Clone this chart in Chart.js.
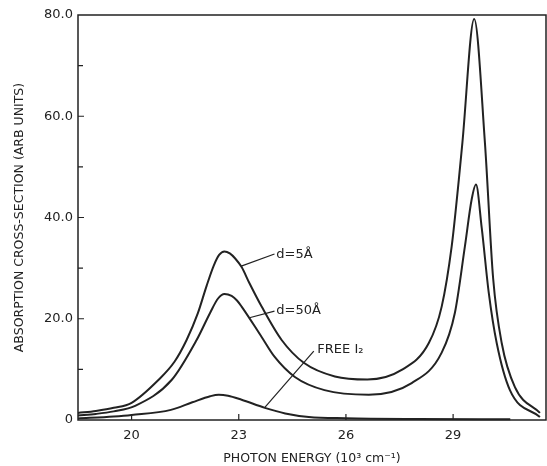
<!DOCTYPE html>
<html>
<head>
<meta charset="utf-8">
<script src="https://cdn.jsdelivr.net/npm/chart.js@4.4.1/dist/chart.umd.min.js"></script>
<style>
  html, body { margin: 0; padding: 0; background: #fff; }
  #wrap { width: 547px; height: 466px; }
</style>
</head>
<body>
<div id="wrap"><canvas id="c"></canvas></div>
<script>
// Values
const xTicks = [20, 23, 26, 29];
const yTicks = [0, 10, 20, 30, 40, 50, 60, 70, 80];

const d5X = [18.5, 19.0, 19.5, 20.0, 20.75, 21.2, 21.54, 21.85, 22.1, 22.3, 22.45, 22.6, 22.75, 22.9, 23.08, 23.3, 23.64, 24.2, 24.82, 25.69, 26.6, 27.56, 28.32, 28.68, 28.96, 29.16, 29.26, 29.59, 29.89, 30.12, 30.36, 30.73, 31.43];
const d5Y = [1.4, 1.8, 2.4, 3.4, 7.9, 11.5, 15.8, 21.0, 26.5, 30.5, 32.6, 33.3, 32.9, 31.9, 30.2, 27.0, 22.4, 15.8, 11.3, 8.6, 8.0, 9.9, 15.2, 22.4, 34.3, 47.5, 54.8, 79.2, 54.8, 28.0, 15.2, 6.5, 1.4];

const d50X = [18.5, 19.0, 19.5, 20.1, 21.12, 21.82, 22.2, 22.42, 22.6, 22.8, 22.95, 23.08, 23.64, 24.0, 24.57, 25.4, 26.64, 27.84, 28.68, 29.05, 29.33, 29.52, 29.64, 29.8, 30.0, 30.22, 30.59, 31.43];
const d50Y = [0.9, 1.2, 1.7, 2.8, 7.9, 15.8, 21.2, 24.0, 24.9, 24.5, 23.6, 22.4, 16.4, 12.5, 8.5, 5.9, 5.0, 7.3, 13.3, 21.2, 34.3, 43.6, 46.5, 38.0, 25.0, 15.2, 5.9, 0.6];

const freeX = [18.5, 19.5, 20.0, 21.1, 21.7, 22.2, 22.44, 22.7, 23.08, 23.73, 24.3, 24.96, 26.0, 28.0, 30.6];
const freeY = [0.3, 0.7, 1.0, 2.0, 3.5, 4.7, 5.0, 4.8, 4.0, 2.4, 1.3, 0.6, 0.35, 0.2, 0.15];

// Curve labels: [text, textX, textY, lineFromX, lineFromY, lineToX, lineToY]
const labels = [
  ['d=5Å',    24.05, 32.7, 23.07, 30.4, 24.0, 32.8],
  ['d=50Å',   24.05, 21.6, 23.3, 20.2, 24.0, 21.5],
  ['FREE I₂', 25.2, 13.9, 25.1, 13.6, 23.73, 2.5]
];

const ink = '#222';
const font = '"DejaVu Sans", sans-serif';

const pts = (xs, ys) => xs.map((x, i) => ({ x: x, y: ys[i] }));

function curve(label, data) {
  return {
    label: label,
    data: data,
    showLine: true,
    borderColor: ink,
    borderWidth: 2,
    pointRadius: 0,
    cubicInterpolationMode: 'monotone',
    clip: false
  };
}

const framePlugin = {
  id: 'frame',
  afterDraw(chart) {
    const ctx = chart.ctx;
    const a = chart.chartArea;
    const xs = chart.scales.x;
    const ys = chart.scales.y;
    ctx.save();
    ctx.strokeStyle = ink;
    ctx.lineWidth = 1.5;
    ctx.strokeRect(a.left, a.top, a.right - a.left, a.bottom - a.top);

    // inward ticks
    ctx.lineWidth = 1.2;
    ctx.beginPath();
    yTicks.forEach(v => {
      if (v === 0 || v === 80) return;
      const p = ys.getPixelForValue(v);
      const len = v % 20 === 0 ? 6 : 5;
      ctx.moveTo(a.left, p);
      ctx.lineTo(a.left + len, p);
    });
    xTicks.forEach(v => {
      const p = xs.getPixelForValue(v);
      ctx.moveTo(p, a.bottom);
      ctx.lineTo(p, a.bottom - 6);
    });
    ctx.stroke();

    // curve labels with leader lines
    ctx.fillStyle = ink;
    ctx.font = '13px ' + font;
    ctx.textBaseline = 'middle';
    ctx.lineWidth = 1.2;
    labels.forEach(l => {
      ctx.beginPath();
      ctx.moveTo(xs.getPixelForValue(l[3]), ys.getPixelForValue(l[4]));
      ctx.lineTo(xs.getPixelForValue(l[5]), ys.getPixelForValue(l[6]));
      ctx.stroke();
      ctx.fillText(l[0], xs.getPixelForValue(l[1]), ys.getPixelForValue(l[2]));
    });
    ctx.restore();
  }
};

new Chart(document.getElementById('c'), {
  type: 'scatter',
  data: {
    datasets: [
      curve('d=5Å', pts(d5X, d5Y)),
      curve('d=50Å', pts(d50X, d50Y)),
      curve('FREE I₂', pts(freeX, freeY))
    ]
  },
  options: {
    responsive: true,
    maintainAspectRatio: false,
    animation: false,
    layout: { padding: { top: 15, right: 1, left: 0, bottom: 0 } },
    plugins: { legend: { display: false }, tooltip: { enabled: false } },
    scales: {
      x: {
        type: 'linear',
        min: 18.5,
        max: 31.6,
        afterBuildTicks: s => { s.ticks = xTicks.map(v => ({ value: v })); },
        afterFit: s => { s.height = 46; },
        grid: { display: false, drawTicks: false },
        border: { display: false },
        ticks: { color: ink, font: { family: font, size: 13 }, padding: 8, maxRotation: 0 },
        title: {
          display: true,
          text: 'PHOTON ENERGY (10³ cm⁻¹)',
          color: ink,
          font: { family: font, size: 12.5 },
          padding: { top: 1, bottom: 0 }
        }
      },
      y: {
        type: 'linear',
        min: 0,
        max: 80,
        afterBuildTicks: s => { s.ticks = yTicks.map(v => ({ value: v })); },
        afterFit: s => { s.width = 78; },
        grid: { display: false, drawTicks: false },
        border: { display: false },
        ticks: {
          color: ink,
          font: { family: font, size: 13 },
          padding: 5,
          callback: v => v === 0 ? '0' : (v % 20 === 0 ? v.toFixed(1) : '')
        },
        title: {
          display: true,
          text: 'ABSORPTION CROSS-SECTION (ARB UNITS)',
          color: ink,
          font: { family: font, size: 12.5 },
          padding: { top: 12, bottom: 4 }
        }
      }
    }
  },
  plugins: [framePlugin]
});
</script>
</body>
</html>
* * * * * * * * *
#### [WORK TO COMPLETE]
Restate the entire listing word for word, excluding pictures.

#### [FINISHED ANSWER]
Clone this chart in Chart.js.
<!DOCTYPE html>
<html>
<head>
<meta charset="utf-8">
<script src="https://cdn.jsdelivr.net/npm/chart.js@4.4.1/dist/chart.umd.min.js"></script>
<style>
  html, body { margin: 0; padding: 0; background: #fff; }
  #wrap { width: 547px; height: 466px; }
</style>
</head>
<body>
<div id="wrap"><canvas id="c"></canvas></div>
<script>
// Values
const xTicks = [20, 23, 26, 29];
const yTicks = [0, 10, 20, 30, 40, 50, 60, 70, 80];

const d5X = [18.5, 19.0, 19.5, 20.0, 20.75, 21.2, 21.54, 21.85, 22.1, 22.3, 22.45, 22.6, 22.75, 22.9, 23.08, 23.3, 23.64, 24.2, 24.82, 25.69, 26.6, 27.56, 28.32, 28.68, 28.96, 29.16, 29.26, 29.59, 29.89, 30.12, 30.36, 30.73, 31.43];
const d5Y = [1.4, 1.8, 2.4, 3.4, 7.9, 11.5, 15.8, 21.0, 26.5, 30.5, 32.6, 33.3, 32.9, 31.9, 30.2, 27.0, 22.4, 15.8, 11.3, 8.6, 8.0, 9.9, 15.2, 22.4, 34.3, 47.5, 54.8, 79.2, 54.8, 28.0, 15.2, 6.5, 1.4];

const d50X = [18.5, 19.0, 19.5, 20.1, 21.12, 21.82, 22.2, 22.42, 22.6, 22.8, 22.95, 23.08, 23.64, 24.0, 24.57, 25.4, 26.64, 27.84, 28.68, 29.05, 29.33, 29.52, 29.64, 29.8, 30.0, 30.22, 30.59, 31.43];
const d50Y = [0.9, 1.2, 1.7, 2.8, 7.9, 15.8, 21.2, 24.0, 24.9, 24.5, 23.6, 22.4, 16.4, 12.5, 8.5, 5.9, 5.0, 7.3, 13.3, 21.2, 34.3, 43.6, 46.5, 38.0, 25.0, 15.2, 5.9, 0.6];

const freeX = [18.5, 19.5, 20.0, 21.1, 21.7, 22.2, 22.44, 22.7, 23.08, 23.73, 24.3, 24.96, 26.0, 28.0, 30.6];
const freeY = [0.3, 0.7, 1.0, 2.0, 3.5, 4.7, 5.0, 4.8, 4.0, 2.4, 1.3, 0.6, 0.35, 0.2, 0.15];

// Curve labels: [text, textX, textY, lineFromX, lineFromY, lineToX, lineToY]
const labels = [
  ['d=5Å',    24.05, 32.7, 23.07, 30.4, 24.0, 32.8],
  ['d=50Å',   24.05, 21.6, 23.3, 20.2, 24.0, 21.5],
  ['FREE I₂', 25.2, 13.9, 25.1, 13.6, 23.73, 2.5]
];

const ink = '#222';
const font = '"DejaVu Sans", sans-serif';

const pts = (xs, ys) => xs.map((x, i) => ({ x: x, y: ys[i] }));

function curve(label, data) {
  return {
    label: label,
    data: data,
    showLine: true,
    borderColor: ink,
    borderWidth: 2,
    pointRadius: 0,
    cubicInterpolationMode: 'monotone',
    clip: false
  };
}

const framePlugin = {
  id: 'frame',
  afterDraw(chart) {
    const ctx = chart.ctx;
    const a = chart.chartArea;
    const xs = chart.scales.x;
    const ys = chart.scales.y;
    ctx.save();
    ctx.strokeStyle = ink;
    ctx.lineWidth = 1.5;
    ctx.strokeRect(a.left, a.top, a.right - a.left, a.bottom - a.top);

    // inward ticks
    ctx.lineWidth = 1.2;
    ctx.beginPath();
    yTicks.forEach(v => {
      if (v === 0 || v === 80) return;
      const p = ys.getPixelForValue(v);
      const len = v % 20 === 0 ? 6 : 5;
      ctx.moveTo(a.left, p);
      ctx.lineTo(a.left + len, p);
    });
    xTicks.forEach(v => {
      const p = xs.getPixelForValue(v);
      ctx.moveTo(p, a.bottom);
      ctx.lineTo(p, a.bottom - 6);
    });
    ctx.stroke();

    // curve labels with leader lines
    ctx.fillStyle = ink;
    ctx.font = '13px ' + font;
    ctx.textBaseline = 'middle';
    ctx.lineWidth = 1.2;
    labels.forEach(l => {
      ctx.beginPath();
      ctx.moveTo(xs.getPixelForValue(l[3]), ys.getPixelForValue(l[4]));
      ctx.lineTo(xs.getPixelForValue(l[5]), ys.getPixelForValue(l[6]));
      ctx.stroke();
      ctx.fillText(l[0], xs.getPixelForValue(l[1]), ys.getPixelForValue(l[2]));
    });
    ctx.restore();
  }
};

new Chart(document.getElementById('c'), {
  type: 'scatter',
  data: {
    datasets: [
      curve('d=5Å', pts(d5X, d5Y)),
      curve('d=50Å', pts(d50X, d50Y)),
      curve('FREE I₂', pts(freeX, freeY))
    ]
  },
  options: {
    responsive: true,
    maintainAspectRatio: false,
    animation: false,
    layout: { padding: { top: 15, right: 1, left: 0, bottom: 0 } },
    plugins: { legend: { display: false }, tooltip: { enabled: false } },
    scales: {
      x: {
        type: 'linear',
        min: 18.5,
        max: 31.6,
        afterBuildTicks: s => { s.ticks = xTicks.map(v => ({ value: v })); },
        afterFit: s => { s.height = 46; },
        grid: { display: false, drawTicks: false },
        border: { display: false },
        ticks: { color: ink, font: { family: font, size: 13 }, padding: 8, maxRotation: 0 },
        title: {
          display: true,
          text: 'PHOTON ENERGY (10³ cm⁻¹)',
          color: ink,
          font: { family: font, size: 12.5 },
          padding: { top: 1, bottom: 0 }
        }
      },
      y: {
        type: 'linear',
        min: 0,
        max: 80,
        afterBuildTicks: s => { s.ticks = yTicks.map(v => ({ value: v })); },
        afterFit: s => { s.width = 78; },
        grid: { display: false, drawTicks: false },
        border: { display: false },
        ticks: {
          color: ink,
          font: { family: font, size: 13 },
          padding: 5,
          callback: v => v === 0 ? '0' : (v % 20 === 0 ? v.toFixed(1) : '')
        },
        title: {
          display: true,
          text: 'ABSORPTION CROSS-SECTION (ARB UNITS)',
          color: ink,
          font: { family: font, size: 12.5 },
          padding: { top: 12, bottom: 4 }
        }
      }
    }
  },
  plugins: [framePlugin]
});
</script>
</body>
</html>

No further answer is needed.